The brutal and all-encompassing nature of the derating of the local market has meant that there are companies which we believe are above-average quality businesses, trading today at ratings we think are overly pessimistic. These are companies that should be able to defend their earnings base in real terms in a low-road scenario and, if we follow a better path, could deliver real earnings growth that is not being priced for. These make excellent investments where the pay-off profile is skewed to the upside.


However, the future is unlikely to look much like the past decade in South Africa (refer to economist Marie Antelme’s article on page 7). Years of profligate spending by government and rampant corruption meant that there was a lot of money sloshing around in the economy, a situation that is not going to recur. To make matters worse, the debts incurred in the last decade need to be repaid, which means that a much tighter fiscal policy must be maintained. In plain English, this means that money will actually be taken out of the economy to service and settle the staggering debt run up by government and State-owned enterprises.

The upshot of this is that businesses that seemed to be able to grow their earnings regardless of the economic cycle in past times, may not be able to repeat that performance in the years ahead. And therein lies the challenge: identifying investments that offer both upside potential and relative downside protection.


Why are we even bothering if the outlook is so clouded and the risks are so high? Because the opportunities for patient investors, should we recover off the low levels to which we have fallen, are significant. The last time South Africa was in a similar situation was back in 2002/2003 when the outlook for the country was equally pessimistic, and the world was still recovering from the shocks of the Dotcom bubble and the 9/11 terrorist attacks. The rand had weakened significantly, and domestic shares were trading on ratings very similar to where they are today.

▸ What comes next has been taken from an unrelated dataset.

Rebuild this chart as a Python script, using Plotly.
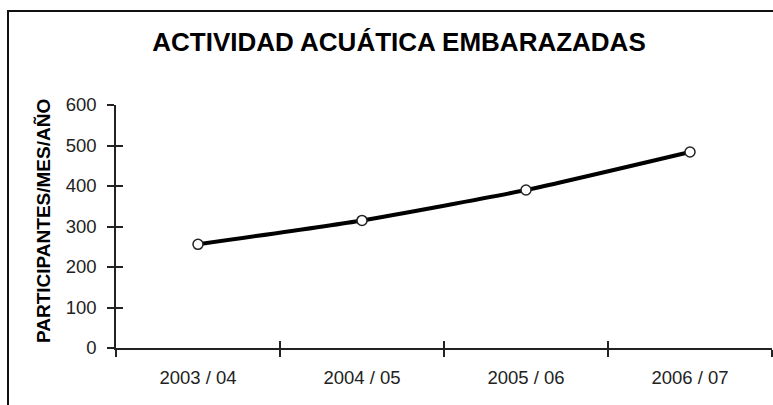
import plotly.graph_objects as go

categories = ["2003 / 04", "2004 / 05", "2005 / 06", "2006 / 07"]
participants = [256, 315, 390, 484]
y_ticks = [0, 100, 200, 300, 400, 500, 600]

title_text = "ACTIVIDAD ACUÁTICA EMBARAZADAS"
y_title = "PARTICIPANTES/MES/AÑO"

FONT = "Liberation Sans, Arial, sans-serif"
W, H = 773, 405
L, R, T, B = 116, 1, 105, 57

fig = go.Figure()
fig.add_trace(go.Scatter(
    x=categories, y=participants, mode="lines+markers",
    line=dict(color="#000000", width=4, shape="spline", smoothing=0.5),
    marker=dict(size=10, color="white", line=dict(color="#222222", width=1.5)),
    showlegend=False, hoverinfo="x+y",
))
# invisible trace to anchor overlay axes (inside tick halves)
fig.add_trace(go.Scatter(
    x=categories, y=[None] * len(categories), xaxis="x2", yaxis="y2",
    mode="lines", showlegend=False, hoverinfo="skip",
))

axis_color = "#222222"
fig.update_layout(
    width=W, height=H,
    margin=dict(l=L, r=R, t=T, b=B),
    paper_bgcolor="white", plot_bgcolor="white",
    font=dict(family=FONT, color="#222222"),
    title=dict(text=title_text, x=399 / W, xanchor="center",
               y=1 - 42 / H, yanchor="middle",
               font=dict(family=FONT, size=26, color="#000000", weight="bold")),
    xaxis=dict(type="category", range=[-0.5, len(categories) - 0.5],
               categoryarray=categories, categoryorder="array",
               tickson="boundaries", ticks="outside", ticklen=7, tickwidth=1.5,
               tickcolor=axis_color, showline=True, linecolor=axis_color,
               linewidth=1.5, showgrid=False, zeroline=False,
               tickfont=dict(size=18.5, color="#222222"), ticklabelstandoff=12),
    yaxis=dict(range=[0, 600], tickvals=y_ticks, ticks="outside", ticklen=7,
               tickwidth=1.5, tickcolor=axis_color, showline=True,
               linecolor=axis_color, linewidth=1.5, showgrid=False,
               zeroline=False, tickfont=dict(size=18.5, color="#222222"),
               ticklabelstandoff=7),
    xaxis2=dict(type="category", overlaying="x", anchor="y2",
                range=[-0.5, len(categories) - 0.5],
                categoryarray=categories, categoryorder="array",
                tickson="boundaries", ticks="inside", ticklen=7, tickwidth=1.5,
                tickcolor=axis_color, showticklabels=False, showline=False,
                showgrid=False, zeroline=False),
    yaxis2=dict(range=[0, 600], tickvals=y_ticks, overlaying="y", anchor="x2",
                side="left", ticks="inside", ticklen=7, tickwidth=1.5,
                tickcolor=axis_color, showticklabels=False, showline=False,
                showgrid=False, zeroline=False),
)

pw = W - L - R
ph = H - T - B
fig.add_annotation(
    text=y_title, textangle=-90, showarrow=False,
    xref="paper", yref="paper",
    x=(43 - L) / pw, y=(H - B - 221) / ph, xanchor="center", yanchor="middle",
    font=dict(family=FONT, size=19, color="#000000", weight="bold"),
)
# outer chart frame
fig.add_shape(
    type="rect", xref="paper", yref="paper",
    x0=(8 - L) / pw, x1=1.2, y0=-0.5, y1=(H - B - 11) / ph,
    line=dict(color="#111111", width=2), layer="below",
)

fig.write_html(
    "out.html",
    config={"displayModeBar": False},
    post_script="document.body.style.margin='0';document.body.style.overflow='hidden';",
)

What followed was a period of very strong returns for domestic shares, as the situation normalised and economic growth returned, with the ALSI delivering a total return of 29.5% per annum for the next four years. This is by no means guaranteed to be repeated, but given where valuations are currently trading, one has to take a serious look at domestic companies as potential investments for the next decade.


Our key strength and the pillar that supports our investments at Coronation is our intense focus on proprietary research. This will, once again, be absolutely crucial in determining which companies will be the future winners and losers, not in the next 12 months, but over years. All in, the above reinforces the oft-repeated view that while investing is simple in theory, it is incredibly difficult in practice.

Neville Chester is a senior portfolio manager with 27 years of investment experience.